JPE: To set a memory like this one, you had to take a sheet of paper with the numbers on it and hold it in front of you, try to read those numbers off, and set these dials one at a time to the number, like this, going across here, until you have them all set. As you can see, this is quite a time-consuming problem, also one which is fairly easy to make errors. We use different colors on the knobs, red on every fifth row, and we made the columns different colors in a periodic pattern here to make this process a little easier, but it's still a time-consuming and not terribly satisfactory way to enter numbers in a machine. Nowadays, of course, we use the chips which hold very much more than this holds, and we enter numbers from little magnetic disks.
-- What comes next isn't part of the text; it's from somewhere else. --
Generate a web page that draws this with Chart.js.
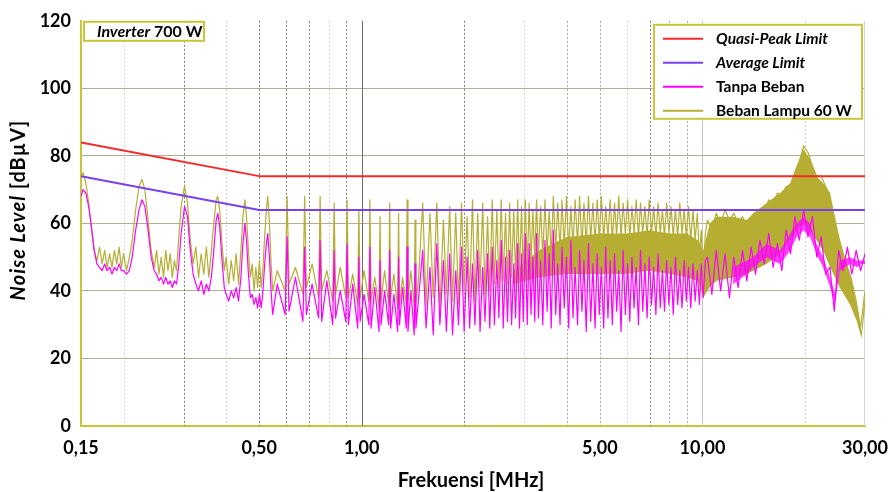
<!DOCTYPE html>
<html><head><meta charset="utf-8">
<script src="https://cdn.jsdelivr.net/npm/chart.js@4.4.1/dist/chart.umd.min.js"></script>
<style>html,body{margin:0;padding:0;background:#fff;}canvas{display:block;}</style>
</head><body>
<canvas id="c" width="893" height="492" style="width:893px;height:492px"></canvas>
<script>
// ---------- DATA ----------
const xTickLabels = [0.15, 0.5, 1, 5, 10, 30];
const yMin = 0, yMax = 120, yStep = 20;
const gridLight = [0.2, 0.4, 0.8, 3, 6, 20];
const gridMedium = [4, 5, 8, 9];
const gridDark = [0.3, 0.5, 0.6, 0.7, 0.9, 2, 7];
const gridSolidLight = [10];
const gridSolidDark = [1];

const legendLabels = ['Quasi-Peak Limit', 'Average Limit', 'Tanpa Beban', 'Beban Lampu 60 W'];
const legendItalic = [true, true, false, false];
const boxLabel = [['Inverter', true], [' 700 W', false]];
const yTitle = [['Noise Level', true], [' [dB\u00B5V]', false]];
const xTitle = 'Frekuensi [MHz]';

// limits
const limitFreq = [0.15, 0.5, 30];
const qpLimit = [84, 74, 74];
const avgLimit = [74, 64, 64];

// frequency points (MHz)
const freqLow = [0.150,0.152,0.155,0.158,0.161,0.164,0.167,0.170,0.173,0.176,
 0.179,0.182,0.185,0.188,0.191,0.194,0.197,0.200,0.204,0.208,
 0.212,0.217,0.222,0.2265,0.231,0.236,0.241,0.246,0.250,0.254,
 0.258,0.262,0.266,0.270,0.274,0.278,0.282,0.286,0.290,0.295,
 0.302,0.308,0.314,0.320,0.326,0.332,0.338,0.344,0.350,0.356,
 0.362,0.368,0.374,0.378,0.383,0.389,0.395,0.400,0.407,0.414,
 0.421,0.428,0.435,0.442,0.448,0.454,0.459,0.465,0.471,0.477,
 0.483,0.489,0.495,0.501,0.507,0.513,0.519,0.525,0.530,0.536,
 0.542,0.548,0.565];
const freqMid1 = [0.596,0.604,0.612,0.639, 0.672,0.680,0.688,0.715, 0.747,0.755,0.763,0.790,
 0.822,0.830,0.838,0.865, 0.898,0.906,0.914,0.941, 0.973,0.981,0.989,1.016,
 1.049,1.057,1.065,1.092, 1.124,1.132,1.140,1.167, 1.200,1.208,1.216,1.243,
 1.275,1.283,1.291,1.318, 1.351,1.359,1.367,1.394, 1.426,1.434,1.442,1.469];
const freqMid2 = [1.510,1.545,1.586,1.621,1.661,1.696,1.737,1.772,1.812,1.847,
 1.888,1.923,1.963,1.998,2.039,2.074,2.114,2.149,2.190,2.225,
 2.265,2.300,2.341,2.376,2.416,2.451,2.492,2.527,2.567,2.602,
 2.643,2.678,2.718,2.753,2.794,2.829,2.869,2.904,2.945,2.980, 3.020];
const freqHigh1 = [3.06,3.10,3.14,3.18,3.22,3.26,3.30,3.35,3.40,3.45,
 3.50,3.55,3.60,3.65,3.71,3.76,3.82,3.87,3.93,3.99,
 4.05,4.11,4.17,4.23,4.30,4.36,4.43,4.49,4.56,4.63,
 4.70,4.77,4.84,4.91,4.98,5.05,5.13,5.20,5.28,5.36,
 5.44,5.52,5.60,5.68,5.77,5.85,5.94,6.03,6.12,6.21,
 6.30,6.39,6.49,6.58,6.68,6.78,6.88,6.98,7.09,7.19,
 7.30,7.41,7.52,7.63,7.74,7.85,7.97,8.09,8.21,8.33,
 8.46,8.58,8.71,8.84,8.97,9.10,9.24,9.38,9.52,9.66,
 9.80,9.92,10.05,10.20];
const freqHigh2 = [10.35,10.66,10.98,11.31,11.65,12.0,12.36,12.73,13.11,13.5,
 13.9,14.32,14.75,15.19,15.65,16.12,16.6,17.1,17.61,18.14,
 18.68,19.24,19.82,20.41,21.03,21.66,22.31,22.98,23.67,24.38,
 25.11,25.86,26.64,27.44,28.26,29.11,30.0];

// Tanpa Beban (dBuV)
const tanpaLow = [68,70,69,65,59,52,48,47,46,48, 46,47,45,47,46,48,46,46,45,46,
 50,58,64,67,65,58,50,46,45,43, 44,42,44,42,43,41,43,42,47,57,
 65,62,52,45,42,40,43,39,42,40, 44,52,61,63,59,49,41,39,37,40,
 38,41,37,44,54,60,55,45,38,39, 36,38,35,39,35,40,48,54,57,50, 40,33,42];
const tanpaMid1 = [33,56,34,44, 31,53,33,42, 32,55,31,43, 30,52,32,40, 31,54,30,42, 29,50,31,39,
 30,53,29,41, 28,49,30,40, 30,52,29,39, 28,50,30,41, 29,53,28,40, 27,48,29,38];
const tanpaMid2 = [52,29,47,27,54,30,49,28,51,27, 46,30,53,28,50,29,48,30,52,28,
 47,31,51,29,53,30,49,32,55,29, 50,31,52,30,48,32,54,29,51,31, 57];
const tanpaHigh1 = [30,54,33,50,31,57,32,49,30,55, 34,51,29,58,33,48,30,53,35,50,
 29,55,32,47,30,52,34,49,28,54, 31,48,29,51,33,47,29,53,32,49,
 30,51,34,46,28,52,33,48,31,50, 35,47,30,52,34,48,32,50,36,47,
 33,51,35,46,34,49,36,47,33,50, 36,46,35,49,37,47,35,48,37,46,
 36,48,38,49];
const tanpaHigh2 = [50,39,52,40,51,38,50,41,52,43, 53,45,55,48,57,47,54,46,58,51,
 62,55,64,56,62,50,56,45,47,34, 52,46,53,45,52,46,51];

// Beban Lampu 60 W (dBuV)
const lampuLow = [74,75,72,66,58,52,49,53,48,52, 47,51,47,52,48,53,47,51,46,50,
 55,64,71,73,70,61,52,47,52,45, 50,44,52,46,51,44,49,46,55,65,
 71,66,55,48,53,44,51,45,53,44, 52,60,67,68,64,54,46,50,42,49,
 43,51,42,52,62,67,62,52,44,48, 40,47,41,49,41,47,56,64,68,60, 48,40,46];
const lampuMid1 = [40,68,42,47, 39,68,41,48, 38,68,40,46, 37,66,39,47, 38,67,38,45, 36,64,38,46,
 37,67,37,44, 35,62,37,46, 36,66,38,45, 35,63,36,44, 36,67,37,46, 35,61,36,44];
const lampuMid2 = [66,36,63,38,66,35,61,39,65,37, 63,36,66,40,62,38,67,37,63,41,
 66,39,62,40,67,42,64,41,67,43, 63,42,66,44,64,43,67,45,65,44, 67];
const lampuHigh1 = [47,66,48,64,49,67,50,65,50,67, 51,64,50,68,52,66,52,67,53,68,
 52,65,53,67,54,68,53,66,54,68, 55,66,54,67,55,68,55,65,56,67,
 55,66,56,68,56,66,57,67,56,65, 57,67,56,66,57,65,56,67,57,65,
 56,66,57,64,56,66,57,65,56,64, 56,66,57,64,56,65,55,64,55,63,
 50,58,44,57];
const lampuHigh2 = [61,58,63,60,64,61,63,60,62,59, 62,61,64,63,67,66,69,68,71,71,
 75,78,83,81,77,74,74,71,68,62, 56,51,47,43,37,29,40];

// dense-band envelopes above 3 MHz (Beban Lampu 60 W)
const bandFreq = [2.8,3.3,4.0,5.0,6.0,7.0,8.0,9.0,9.7,10.05, 10.5,11.0,12.3,13.5,14.1,15.4,16.9,18.1,18.9,19.8,
 20.7,21.6,22.6,23.7,24.5,25.3,27.1,28.4,29.3,30];
const lampuBandTop = [46,52,56,57,57,58,57,57,55,52, 60,62,62,61,63,66,69,72,77,82, 79,74,72,69,61,55,45,36,28,40];
const lampuBandBottom = [42,44,45,45,45,46,45,44,43,38, 41,43,44,45,46,48,51,55,58,60, 58,55,52,47,44,41,36,31,26,35];
// dense core of Tanpa Beban above 12 MHz
const tanpaBandFreq = [12.3,13.5,14.1,15.4,16.9,18.1,18.9,19.8,20.7,21.6,22.6,23.7,24.5,25.3,27.1,28.4,29.3,30];
const tanpaBandTop = [47,49,50,54,52,57,60,62,60,54,50,44,39,49,50,49,49,49];
const tanpaBandBottom = [42,45,47,50,48,52,56,58,56,51,47,41,36,46,48,47,48,48];

// ---------- BUILD ----------
const freqAll = [...freqLow, ...freqMid1, ...freqMid2, ...freqHigh1, ...freqHigh2];
const tanpaAll = [...tanpaLow, ...tanpaMid1, ...tanpaMid2, ...tanpaHigh1, ...tanpaHigh2];
const lampuAll = [...lampuLow, ...lampuMid1, ...lampuMid2, ...lampuHigh1, ...lampuHigh2];
const pts = (xs, ys) => xs.map((f, i) => ({x: f, y: ys[i]}));

const FONT = "Lato, 'Open Sans', sans-serif";
const RED = '#f52a2a', PURPLE = '#7a40ee', MAGENTA = '#ff00ff', OLIVE = '#b6ae33';
const FRAME = '#c8c638', HGRID = '#b0ae96';
const seriesColors = [RED, PURPLE, MAGENTA, OLIVE];

const line = (label, data, color, w, order, extra) => Object.assign({
  label, data, borderColor: color, borderWidth: w, pointRadius: 0, pointHoverRadius: 0,
  tension: 0, fill: false, order, borderJoinStyle: 'round'
}, extra || {});

const decor = {
  id: 'decor',
  beforeDatasetsDraw(chart) {
    const {ctx, chartArea: a, scales: {x}} = chart;
    ctx.save();
    const draw = (vals, color, dash) => {
      ctx.strokeStyle = color; ctx.lineWidth = 1; ctx.setLineDash(dash);
      vals.forEach(v => {
        const px = Math.round(x.getPixelForValue(v)) + 0.5;
        ctx.beginPath(); ctx.moveTo(px, a.top); ctx.lineTo(px, a.bottom); ctx.stroke();
      });
    };
    draw(gridLight, '#d2d2d2', [2, 2]);
    draw(gridMedium, '#a6a6a6', [2, 2]);
    draw(gridDark, '#7c7c7c', [2, 2]);
    draw(gridSolidLight, '#c4c4bc', []);
    draw(gridSolidDark, '#6c6c6c', []);
    ctx.setLineDash([]);
    ctx.strokeStyle = '#d4d4cc';
    ctx.beginPath(); ctx.moveTo(a.right - 0.5, a.top); ctx.lineTo(a.right - 0.5, a.bottom); ctx.stroke();
    ctx.restore();
  },
  afterDraw(chart) {
    const {ctx, chartArea: a} = chart;
    ctx.save();
    // label box
    const bx = a.left + 2, by = a.top, bw = 122, bh = 21;
    ctx.fillStyle = '#fff'; ctx.fillRect(bx, by, bw, bh);
    ctx.strokeStyle = FRAME; ctx.lineWidth = 2; ctx.strokeRect(bx + 1, by + 1, bw - 2, bh - 2);
    ctx.fillStyle = '#000'; ctx.textBaseline = 'middle'; ctx.textAlign = 'left';
    let tx = bx + 14;
    boxLabel.forEach(([t, it]) => {
      ctx.font = (it ? 'italic ' : '') + 'bold 16px ' + FONT;
      ctx.fillText(t, tx, by + bh / 2 + 0.5); tx += ctx.measureText(t).width;
    });
    // legend
    const lw = 210, lh = 96, lx = a.right - 2 - lw, ly = a.top + 3;
    ctx.fillStyle = '#fff'; ctx.fillRect(lx, ly, lw, lh);
    ctx.strokeStyle = FRAME; ctx.lineWidth = 2; ctx.strokeRect(lx + 1, ly + 1, lw - 2, lh - 2);
    legendLabels.forEach((t, i) => {
      const yy = ly + 15 + i * 24;
      ctx.strokeStyle = seriesColors[i]; ctx.lineWidth = 2;
      ctx.beginPath(); ctx.moveTo(lx + 10, yy); ctx.lineTo(lx + 50, yy); ctx.stroke();
      ctx.fillStyle = '#000';
      ctx.font = (legendItalic[i] ? 'italic ' : '') + 'bold 15.5px ' + FONT;
      ctx.fillText(t, lx + 63, yy + 0.5);
    });
    // y title
    ctx.save();
    ctx.translate(18.5, 210);
    ctx.rotate(-Math.PI / 2);
    ctx.letterSpacing = '1px';
    let total = 0;
    yTitle.forEach(([t, it]) => { ctx.font = (it ? 'italic ' : '') + 'bold 20px ' + FONT; total += ctx.measureText(t).width; });
    let yx = -total / 2;
    yTitle.forEach(([t, it]) => {
      ctx.font = (it ? 'italic ' : '') + 'bold 20px ' + FONT;
      ctx.fillText(t, yx, 0); yx += ctx.measureText(t).width;
    });
    ctx.restore();
    // x title
    ctx.font = 'bold 20px ' + FONT; ctx.textAlign = 'center';
    ctx.fillText(xTitle, (a.left + a.right) / 2 - 2, 481);
    ctx.restore();
  }
};

new Chart(document.getElementById('c'), {
  type: 'line',
  data: {
    datasets: [
      line(legendLabels[0], pts(limitFreq, qpLimit), RED, 2, 0),
      line(legendLabels[1], pts(limitFreq, avgLimit), PURPLE, 2, 1),
      line(legendLabels[2], pts(freqAll, tanpaAll), MAGENTA, 1.2, 2),
      line('tanpa-band', pts(tanpaBandFreq, tanpaBandTop), 'transparent', 1, 3, {fill: 4, backgroundColor: 'rgba(255,0,255,0.75)'}),
      line('tanpa-band-low', pts(tanpaBandFreq, tanpaBandBottom), 'transparent', 1, 4),
      line(legendLabels[3], pts(freqAll, lampuAll), OLIVE, 1.2, 5),
      line('lampu-band', pts(bandFreq, lampuBandTop), 'transparent', 1, 6, {fill: 7, backgroundColor: OLIVE}),
      line('lampu-band-low', pts(bandFreq, lampuBandBottom), 'transparent', 1, 7)
    ]
  },
  options: {
    responsive: false, animation: false, devicePixelRatio: 1,
    layout: {padding: {left: 0, right: 28, top: 17, bottom: 0}},
    plugins: {legend: {display: false}, tooltip: {enabled: false}},
    scales: {
      x: {
        type: 'logarithmic', min: 0.15, max: 30,
        afterBuildTicks: s => { s.ticks = xTickLabels.map(v => ({value: v})); },
        afterFit: s => { s.height = 66; s.paddingLeft = 0; s.paddingRight = 0; },
        ticks: {autoSkip: false, maxRotation: 0, padding: 11, color: '#000',
          font: {family: FONT, size: 18, weight: 'bold'},
          callback: v => Number(v).toFixed(2).replace('.', ',')},
        grid: {display: false, drawTicks: false},
        border: {display: true, color: FRAME, width: 2}
      },
      y: {
        min: yMin, max: yMax,
        afterFit: s => { s.width = 81; },
        ticks: {stepSize: yStep, padding: 10, color: '#000', font: {family: FONT, size: 18, weight: 'bold'}},
        grid: {drawTicks: false, color: c => (c.tick && (c.tick.value === yMin || c.tick.value === yMax)) ? 'rgba(0,0,0,0)' : HGRID, lineWidth: 1},
        border: {display: true, color: FRAME, width: 2}
      }
    }
  },
  plugins: [decor]
});
</script>
</body></html>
JPE: In this memory device, in order to put numbers in it, you took a sheet of paper with the numbers on it, held it in front of you, transferred those numbers one at a time to these switches, the way I am imitating here. I'm just setting the numbers on one row here. To fill this table up completely, there are one hundred and four of these rows to be done, and in addition, there were three tables in some problems, so you had to do the thing I just did over three hundred times. As you can see, this took quite some time. There was a good chance for error. We made some of the rows red, every fifth one red, to facilitate knowing where you are, cutting down on errors, and we made every three columns a different color, to help know where you are in the columns. Today, of course, all this is replaced by a small chip which does the job faster and enormously cheaper, and we feed the information in from a magnetic disks that's worth a few cents. This is where the idea started.